The robustness of this scheme is due to the temporal shape of the employed photon, determined by a predefined, incoming pulse. The shape can be quickly changed between different shapes to counteract distortions in different channels of a quantum network. E.g. for those caused by changes in the ambient temperature that can alter the length or refractive index of both fiber- and free-space channels, which would therefore lead to fluctuating photon arrival times. The shape of the coherent pulses needs only to meet the condition that the spectral width of the photon is smaller than the cavity line-width.
In their paper, the authors describe how the information is communicated deterministically, without entanglement, in principle: If the photon is lost on the way, Alice’s qubit is not affected, and the protocol can be repeated until a successful photon transmission is signaled unambiguously with downstream photo-detectors. Instead of pre-sharing the entanglement resource, the entanglement is generated as needed, between Bob’s qubit and the photon, when the latter interacts with his node.
Once their setup is improved with cavities having a reflectivity close to unity, and negligible photon loss between Alice’s cavity and the downstream detectors, and then the researchers will achieve a unique flexibility. The authors suggest that their protocol would allow for teleportation between any combination of unknown matter and light qubits.
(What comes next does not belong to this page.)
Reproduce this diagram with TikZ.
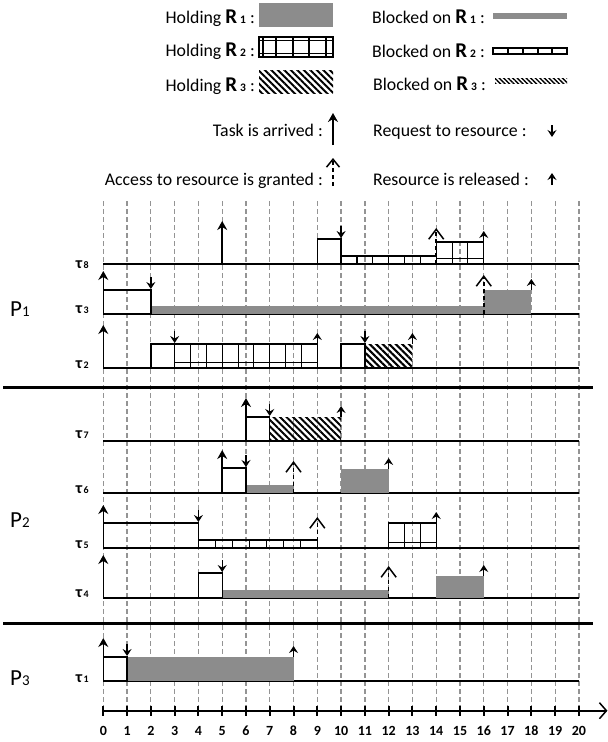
\documentclass[tikz,border=0pt]{standalone}
\usepackage{fontspec}
\setmainfont{Carlito}
\usetikzlibrary{arrows.meta,patterns.meta}
\definecolor{rgray}{gray}{0.55}
\tikzset{
  gridline/.style={black!42, line width=1.25pt, dash pattern=on 5pt off 3pt},
  baseln/.style={line width=1.3pt},
  sepline/.style={line width=3pt},
  xbox/.style={line width=1.4pt},
  hone/.style={fill=rgray},
  hthree/.style={pattern={Lines[angle=-45,distance=4.6pt,line width=2pt]}},
  bthree/.style={pattern={Lines[angle=-45,distance=3.2pt,line width=1.4pt]}},
  arrive/.style={line width=1.5pt, -{Stealth[length=9pt,width=10pt,inset=3pt]}},
  granted/.style={line width=1.5pt, dash pattern=on 4pt off 3pt, -{Straight Barb[length=10pt,width=15pt]}},
  reqarr/.style={line width=1.4pt, -{Stealth[length=7pt,width=9pt,inset=2.5pt]}},
  relarr/.style={line width=1.4pt, -{Stealth[length=7pt,width=9pt,inset=2.5pt]}},
  lbl/.style={inner sep=0pt, font=\fontsize{17.8}{20}\selectfont},
  taulbl/.style={inner sep=0pt, anchor=base east, font=\bfseries},
  plbl/.style={inner sep=0pt, anchor=base west, font=\fontsize{23}{25}\selectfont},
  axlbl/.style={inner sep=0pt, anchor=base, font=\fontsize{14}{16}\selectfont\bfseries},
}
\newcommand{\Zxb}[4]{\draw[xbox] (#2,#1) -- (#2,#1-#4) -- (#3,#1-#4) -- (#3,#1);}
\newcommand{\Zhone}[4]{\fill[hone] (#2,#1) rectangle (#3,#1-#4);}
\newcommand{\Zhthree}[4]{\fill[hthree] (#2,#1) rectangle (#3,#1-#4);}
\newcommand{\Zbone}[3]{\fill[hone] (#2,#1) rectangle (#3,#1-8);}
\newcommand{\Zhtwo}[4]{%
  \draw[xbox] (#2,#1) rectangle (#3,#1-#4);
  \pgfmathtruncatemacro\Znsg{max(1,round((#3-#2)/0.66))}%
  \foreach \k in {1,...,\Znsg}{\draw[line width=1.1pt] ({#2+(#3-#2)*\k/\Znsg},#1) -- ++(0,-#4);}%
  \draw[line width=1pt] (#2,#1-6) -- (#3,#1-6);}
\newcommand{\Zbtwo}[3]{%
  \draw[line width=1.2pt] (#2,#1) rectangle (#3,#1-8);
  \pgfmathtruncatemacro\Znsg{max(1,round((#3-#2)/0.68))}%
  \foreach \k in {1,...,\Znsg}{\draw[line width=1.1pt] ({#2+(#3-#2)*\k/\Znsg},#1) -- ++(0,-8);}}
\newcommand{\Zarr}[2]{\draw[arrive] (#2,#1) -- (#2,#1-43);}
\newcommand{\Zgr}[3]{\draw[granted] (#2,#1) -- (#2,#1-#3);}
\newcommand{\Zrq}[2]{\draw[reqarr] (#2,#1-13) -- (#2,#1-1);}
\newcommand{\Zrl}[2]{\draw[relarr] (#2,#1) -- (#2,#1-11);}
\newcommand{\ZR}[1]{{\fontsize{21}{21}\selectfont\bfseries R}\,{\fontsize{11.5}{11.5}\selectfont\bfseries #1}}
\newcommand{\Ztau}[1]{{\fontsize{16}{16}\selectfont τ}\,{\fontsize{10}{10}\selectfont #1}}
\begin{document}
\begin{tikzpicture}[x=1pt,y=-1pt]
\useasboundingbox (0,0) rectangle (608,742);
% ---------- legend ----------
\node[lbl, anchor=base east] (lh1) at (255,23) {Holding \ZR{1}\ :};
\node[lbl, anchor=base east] (lh2) at (255,56.5) {Holding \ZR{2}\ :};
\node[lbl, anchor=base east] (lh3) at (255,91.5) {Holding \ZR{3}\ :};
\fill[hone] (259,3) rectangle (333,27);
\draw[line width=1.8pt] (259,37) rectangle (333,57);
\foreach \u in {263,276,293,309,326} \draw[line width=1.2pt] (\u,37) -- (\u,57);
\draw[line width=1pt] (259,40.5) -- (333,40.5);
\draw[line width=1pt] (259,53.5) -- (333,53.5);
\fill[hthree] (259,70) rectangle (333,93);
\node[lbl, anchor=base west] (lb1) at (372,23.3) {Blocked on \ZR{1}\ :};
\node[lbl, anchor=base west] (lb2) at (372,57.3) {Blocked on \ZR{2}\ :};
\node[lbl, anchor=base west] (lb3) at (373,90) {Blocked on \ZR{3}\ :};
\fill[hone] (493,13) rectangle (567,19);
\draw[line width=1.4pt] (493,48) rectangle (567,54);
\foreach \u in {508,523,538,552} \draw[line width=1.2pt] (\u,48) -- (\u,54);
\fill[bthree] (495,78) rectangle (567,83.5);
\node[lbl, anchor=base east] (lta) at (323,136.7) {Task is arrived\ :};
\node[lbl, anchor=base east] (lac) at (323,185) {Access to resource is granted\ :};
\node[lbl, anchor=base west] (lrq) at (373,136.7) {Request to resource\ :};
\node[lbl, anchor=base west] (lrl) at (373,185) {Resource is released\ :};
\draw[arrive] (333,145) -- (333,113);
\draw[granted, -{Straight Barb[length=8pt,width=13pt]}] (333,186) -- (333,158);
\draw[reqarr] (552,125) -- (552,137);
\draw[relarr] (552,185) -- (552,173);
% ---------- processor / task labels ----------
\node[plbl] (p1) at (10,316.7) {P{\fontsize{15}{15}\selectfont 1}};
\node[plbl] (p2) at (10,527) {P{\fontsize{15}{15}\selectfont 2}};
\node[plbl] (p3) at (10,685) {P{\fontsize{15}{15}\selectfont 3}};
\node[taulbl] (t8) at (89,268) {\Ztau{8}};
\node[taulbl] (t3) at (89,313.5) {\Ztau{3}};
\node[taulbl] (t2) at (89,368.5) {\Ztau{2}};
\node[taulbl] (t7) at (89,438.5) {\Ztau{7}};
\node[taulbl] (t6) at (89,493) {\Ztau{6}};
\node[taulbl] (t5) at (89,548) {\Ztau{5}};
\node[taulbl] (t4) at (89,597) {\Ztau{4}};
\node[taulbl] (t1) at (89,682) {\Ztau{1}};
% ---------- timeline ----------
\begin{scope}[x=23.78pt, xshift=103.3pt]
\foreach \t in {0,...,20} \draw[gridline] (\t,201) -- (\t,711);
\foreach \b in {264,314,368,441,493,548,598,681} \draw[baseln] (0,\b) -- (20,\b);
% tau8
\Zxb{264}{9}{10}{25}
\Zbtwo{264}{10}{14}
\Zhtwo{264}{14}{16}{22}
\Zarr{264}{5}
\Zrq{239}{10}
\Zgr{264}{14}{36}
\Zrl{242}{16}
% tau3
\Zbone{314}{2}{16}
\Zhone{314}{16}{18}{24}
\Zxb{314}{0}{2}{24}
\Zarr{314}{0}
\Zrq{290}{2}
\Zgr{314}{16}{39}
\Zrl{290}{18}
% tau2
\Zxb{368}{2}{3}{24}
\Zhtwo{368}{3}{9}{24}
\Zxb{368}{10}{11}{24}
\Zhthree{368}{11}{13}{24}
\Zarr{368}{0}
\Zrq{344}{3}
\Zrl{344}{9}
\Zrq{344}{11}
\Zrl{344}{13}
% tau7
\Zhthree{441}{7}{10}{24}
\Zxb{441}{6}{7}{24}
\Zarr{441}{6}
\Zrq{417}{7}
\Zrl{417}{10}
% tau6
\Zbone{493}{6}{8}
\Zhone{493}{10}{12}{24}
\Zxb{493}{5}{6}{25}
\Zarr{493}{5}
\Zrq{468}{6}
\Zgr{493}{8}{32}
\Zrl{469}{12}
% tau5
\Zbtwo{548}{4}{9}
\Zhtwo{548}{12}{14}{25}
\Zxb{548}{0}{4}{25}
\Zarr{548}{0}
\Zrq{523}{4}
\Zgr{548}{9}{31}
\Zrl{523}{14}
% tau4
\Zbone{598}{5}{12}
\Zhone{598}{14}{16}{22}
\Zxb{598}{4}{5}{25}
\Zarr{598}{0}
\Zrq{573}{5}
\Zgr{598}{12}{32}
\Zrl{576}{16}
% tau1
\Zhone{681}{1}{8}{24}
\Zxb{681}{0}{1}{24}
\Zarr{681}{0}
\Zrq{657}{1}
\Zrl{657}{8}
% axis
\draw[line width=2.4pt, -{Straight Barb[length=7pt,width=16pt,line width=1.5pt]}] (0,710.7) -- (21.2,710.7);
\foreach \t in {0,...,20} \draw[line width=2pt] (\t,705.5) -- (\t,716);
\foreach \t in {0,...,20} \node[axlbl] (ax\t) at (\t,735) {\t};
\end{scope}
\draw[sepline] (3,387) -- (593,387);
\draw[sepline] (3,623.5) -- (593,623.5);
\end{tikzpicture}
\end{document}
It would be possible to convert the wavelength of the ancilla photon during its passage from ‘Bob’ to ‘Alice’, in case the two communication partners employ different kinds of qubits.
The result is a flexible protocol that is: platform independent, and can consider different carriers of quantum information coupled to resonators such as vacancy centers in diamond, rare-earth ions, superconducting qubits, or quantum dots.